Von der Erstürmung Jerusalems 1099 bis zum Verlust der Hafenstadt Akkon 1291 haben abendländische Christen mit Muslimen im Heiligen Land lange Zeiten in Frieden gelebt; doch bei Kriegen, Belagerungen und Überfällen haben beide Seiten auch schwere Verluste erlitten. Philippe Goridis erforscht in seiner Zürcher Dissertation Schicksale von Christen, die in Gefangenschaft geraten waren. Gestützt auf Augenzeugen‧berichte, Chroniken, Epen, Heiligenleben, Rechtstexte und Münzen sowie die wissenschaftliche Literatur, arbeitet er die unterschiedlichen Sehweisen lateinischer und orientalischer Christen heraus.
Nach behutsamem Abwägen trennt er Fakten (soweit sie feststellbar sind) von Gemeinplätzen, etwa, dass die Gefangenen in Kerkern und Ketten gelegen hätten oder die muslimische Prinzessin sich in den gefangenen Christen verliebt habe, und von der Deutung durch die Handelnden bzw. den Erleidenden. Diese sahen in ihrem Schicksal eine Prüfung durch Gott bis hin zu Martyrium und Strafe für ihre Sünden. Für Tiefenschärfe sorgen Rück- und Aus‧blicke in die Spätantike bzw. in die Neuzeit sowie ein Vergleich mit der Behandlung von Gefangenen im christlich-muslimischen Spanien. Der Wechsel von Überblicken mit Fallstudien sowie Zusammenfassungen erleichtert die Lektüre.
Die Arbeit zeigt im Ergebnis, dass ranghohe christliche Gefangene meist gut behandelt worden sind; ihr Schicksal hat im Orient und im Westen reges In‧ter‧esse gefunden. Gefangenschaften haben im sozialen, politischen und wirtschaftlichen Bereich erhebliche Folgen gehabt: Über Grenzen von Sprachen und Religionen hinweg haben sie wegen der Verhandlungen um die Freilassung der Gefangenen den Gesandtschafts- und den Geldverkehr angeregt und zu einem „mitunter engen Kontakt zwischen Christen und Muslimen“ geführt, wie Goridis schreibt. Der Autor geht mehrfach auf die Bedeutung der Ehefrauen ein. Unerwähnt bleibt aber leider Margarete von der Provence, Gemahlin Ludwigs IX.; ihrem Einsatz verdankten der König und seine Leute die Freilassung.

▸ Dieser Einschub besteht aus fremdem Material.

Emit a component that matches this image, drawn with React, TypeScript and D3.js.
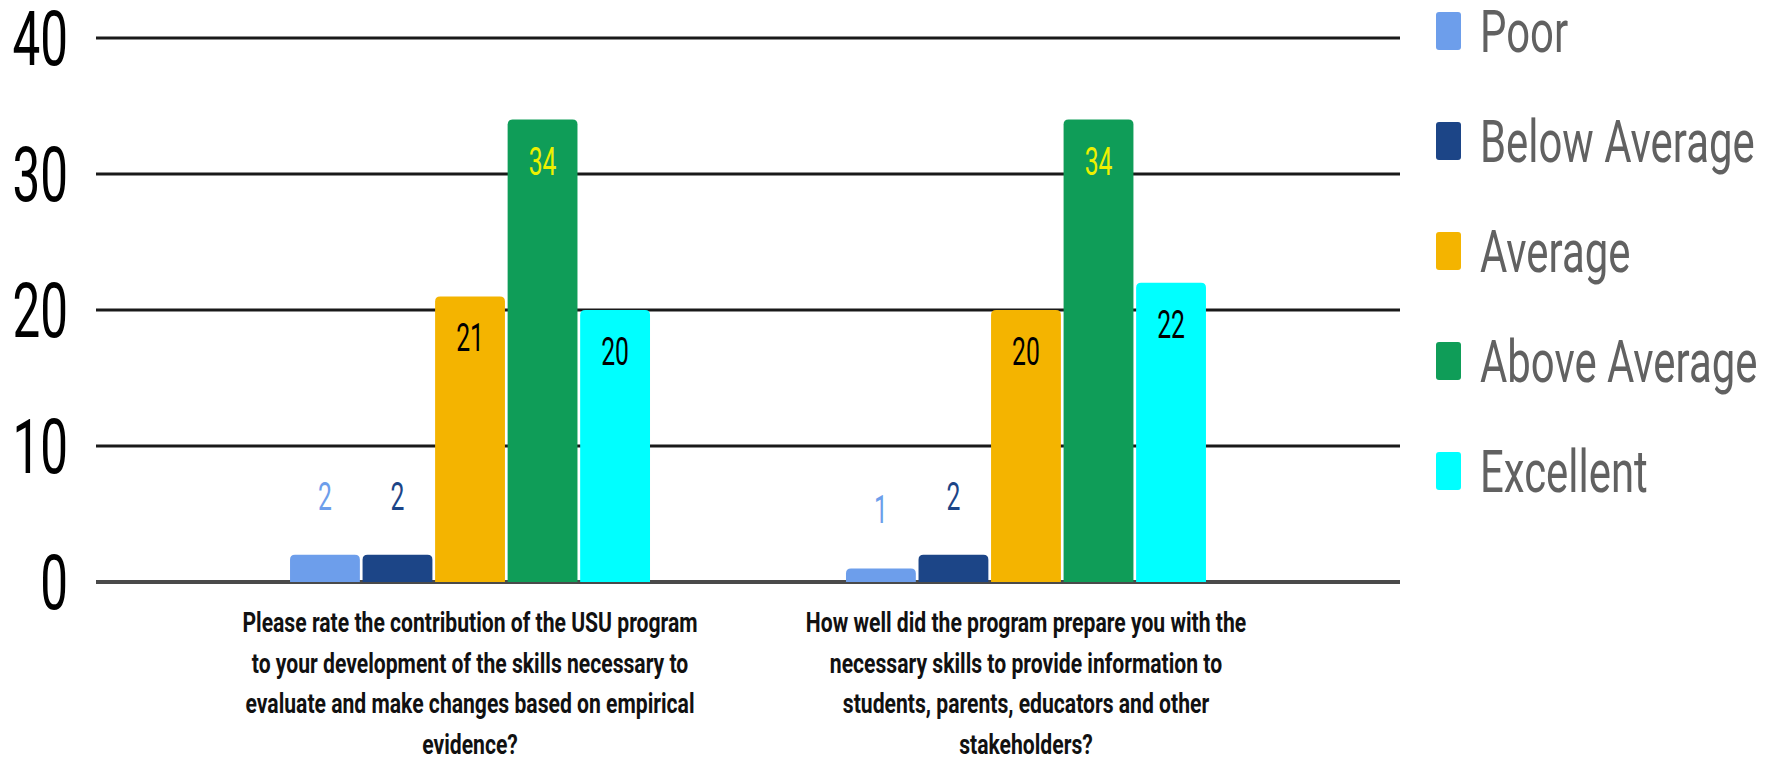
import React from "react";
import * as d3 from "d3";

const categories = [
  [
    "Please rate the contribution of the USU program",
    "to your development of the skills necessary to",
    "evaluate and make changes based on empirical",
    "evidence?",
  ],
  [
    "How well did the program prepare you with the",
    "necessary skills to provide information to",
    "students, parents, educators and other",
    "stakeholders?",
  ],
];
const seriesNames = ["Poor", "Below Average", "Average", "Above Average", "Excellent"];
const seriesColors = ["#6d9eeb", "#1c4587", "#f4b400", "#0f9d58", "#00ffff"];
const insideLabelColors = ["#000000", "#000000", "#000000", "#eef000", "#000000"];
const poor = [2, 1];
const belowAverage = [2, 2];
const average = [21, 20];
const aboveAverage = [34, 34];
const excellent = [20, 22];
const yTicks = [0, 10, 20, 30, 40];

const W = 1781;
const H = 761;
const SX = 0.65;
const FONT = "Roboto, 'Noto Sans', sans-serif";

export default function App() {
  const series = [poor, belowAverage, average, aboveAverage, excellent];
  const y = d3.scaleLinear().domain([0, 40]).range([582, 38]);
  const x0 = d3
    .scaleBand<number>()
    .domain([0, 1])
    .range([96, 1400])
    .paddingInner(0.3525)
    .paddingOuter(0.349);
  const x1 = d3
    .scaleBand<number>()
    .domain(d3.range(seriesNames.length))
    .range([0, x0.bandwidth()])
    .paddingInner(0.037)
    .paddingOuter(0);

  const topRounded = (x: number, yTop: number, w: number, h: number, r: number) => {
    const rr = Math.min(r, h, w / 2);
    const p = d3.path();
    p.moveTo(x, yTop + h);
    p.lineTo(x, yTop + rr);
    p.quadraticCurveTo(x, yTop, x + rr, yTop);
    p.lineTo(x + w - rr, yTop);
    p.quadraticCurveTo(x + w, yTop, x + w, yTop + rr);
    p.lineTo(x + w, yTop + h);
    p.closePath();
    return p.toString();
  };

  const T = (props: any) => {
    const { x, y: ty, sx = SX, children, ...rest } = props;
    return (
      <text transform={`translate(${x},${ty}) scale(${sx},1)`} fontFamily={FONT} {...rest}>
        {children}
      </text>
    );
  };

  return (
    <svg
      width={W}
      height={H}
      style={{ position: "absolute", left: 0, top: 0, background: "#fff" }}
    >
      {yTicks.map((t) => (
        <g key={t}>
          <line
            x1={96}
            x2={1400}
            y1={y(t)}
            y2={y(t)}
            stroke={t === 0 ? "#4a4a4a" : "#1a1a1a"}
            strokeWidth={t === 0 ? 4 : 3}
          />
          <T x={68} y={y(t) + 27} fontSize={76} textAnchor="end" fill="#000">
            {t}
          </T>
        </g>
      ))}

      {categories.map((lines, ci) => {
        const gx = x0(ci)!;
        return (
          <g key={ci}>
            {series.map((vals, si) => {
              const v = vals[ci];
              const bx = gx + x1(si)!;
              const bw = x1.bandwidth();
              const top = y(v);
              const h = y(0) - top;
              const cx = bx + bw / 2;
              const inside = v >= 5;
              return (
                <g key={si}>
                  <path d={topRounded(bx, top, bw, h, 5)} fill={seriesColors[si]} />
                  {inside ? (
                    <T x={cx} y={top + 55} fontSize={38} textAnchor="middle" fill={insideLabelColors[si]}>
                      {v}
                    </T>
                  ) : (
                    <T x={cx} y={top - 45} fontSize={38} textAnchor="middle" fill={seriesColors[si]}>
                      {v}
                    </T>
                  )}
                </g>
              );
            })}
            {lines.map((ln, li) => (
              <T
                key={li}
                x={gx + x0.bandwidth() / 2}
                y={632 + li * 40.5}
                sx={0.755}
                fontSize={28}
                fontWeight={700}
                textAnchor="middle"
                fill="#111"
              >
                {ln}
              </T>
            ))}
          </g>
        );
      })}

      {seriesNames.map((name, i) => {
        const cy = 31 + i * 110;
        return (
          <g key={name}>
            <rect x={1436} y={cy - 19} width={25} height={38} rx={3} fill={seriesColors[i]} />
            <T x={1480} y={cy + 21} sx={0.71} fontSize={59} fill="#616161">
              {name}
            </T>
          </g>
        );
      })}
    </svg>
  );
}
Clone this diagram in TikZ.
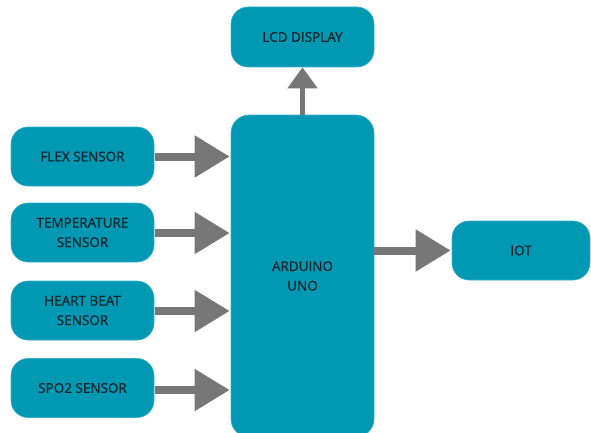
\documentclass[tikz,border=0pt]{standalone}
\usepackage{fontspec}
\setmainfont{Open Sans}
\newfontfamily\lblfont{Open Sans}[FakeBold=0.9]
\usetikzlibrary{arrows.meta}
\definecolor{boxfill}{HTML}{0098B3}
\definecolor{boxline}{HTML}{3AAFC4}
\definecolor{arrowgray}{HTML}{777777}
\definecolor{txt}{HTML}{10262C}
\tikzset{
  blk/.style={rectangle, rounded corners=17pt, fill=boxfill, draw=boxline, line width=0.6pt,
    minimum width=143pt, minimum height=59pt, inner sep=0pt, align=center,
    text=txt, font=\lblfont\fontsize{13.5}{19.5}\selectfont},
  bigarrow/.style={draw=arrowgray, line width=8pt, -{Triangle[width=40pt,length=35pt]}},
  smallarrow/.style={draw=arrowgray, line width=5pt, -{Triangle[width=29pt,length=21pt]}}
}
\begin{document}
\begin{tikzpicture}[x=1pt,y=1pt]
\useasboundingbox (0,0) rectangle (591,432);
\clip (0,0) rectangle (591,432);
% y_tikz = 432 - y_img
\node[blk] (flex) at (82.5,275.5) {FLEX SENSOR};
\node[blk] (temp) at (82.5,199.5) {TEMPERATURE\\SENSOR};
\node[blk] (heart) at (82.5,121.5) {HEART BEAT\\SENSOR};
\node[blk] (spo) at (82.5,44) {SPO2 SENSOR};
\node[blk, minimum height=322pt, rounded corners=18pt] (ardu) at (302.5,156) {ARDUINO\\UNO};
\node[blk, minimum height=60pt] (lcd) at (302.5,395) {LCD DISPLAY};
\node[blk, minimum width=138pt] (iot) at (521,181.5) {IOT};
\draw[bigarrow] ([xshift=1pt]flex.east) -- ([xshift=-1pt]flex.east -| ardu.west);
\draw[bigarrow] ([xshift=1pt,yshift=-0.5pt]temp.east) -- ([xshift=-1pt,yshift=-0.5pt]temp.east -| ardu.west);
\draw[bigarrow] ([xshift=1pt,yshift=-0.5pt]heart.east) -- ([xshift=-1pt,yshift=-0.5pt]heart.east -| ardu.west);
\draw[bigarrow] ([xshift=1pt,yshift=-2pt]spo.east) -- ([xshift=-1pt,yshift=-2pt]spo.east -| ardu.west);
\draw[bigarrow] (ardu.east |- iot.west) -- ([xshift=-1pt]iot.west);
\draw[smallarrow] (lcd.south |- ardu.north) -- (lcd.south);
\end{tikzpicture}
\end{document}
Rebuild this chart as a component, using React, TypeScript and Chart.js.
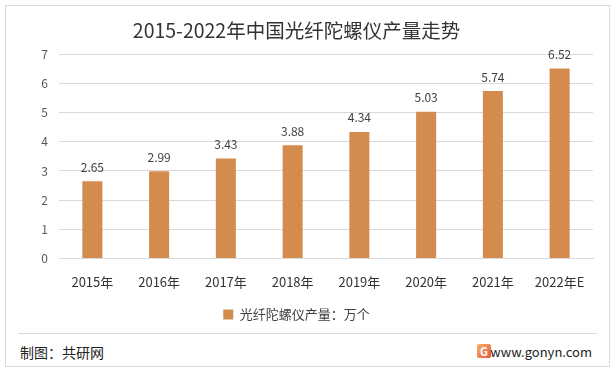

Hilfreich sind die Register für Namen, Orte und Institutionen. Zu bedauern ist das Fehlen einer Karte sowie eines Sachregisters; es hätte den Horizont des Autors angedeutet, denn man hätte Stichworte aufnehmen können wie Bürge, Eid, Erzählmotiv, Flucht, Fürstenspiegel, Geisel, Kirchenrecht, Konversion, Lösegeld, Papst, Ritterorden, Spielleute, Vermittler … Eine Straffung hätte der streckenweise langatmigen Darstellung gutgetan.
Gewöhnungsbedürftig sind Wörter wie narrativisiert und Narrativisierung. Nicht korrigiert wurden „capites“ und „pontificium“ (statt „capita“ und „pontificum“). Fazit: Die thematisch weit gespannte Studie zeigt, dass Christen und Muslime sich in der Zeit der Kreuzzüge nicht nur bekämpft haben, sondern auch um Ausgleich bemüht gewesen sind.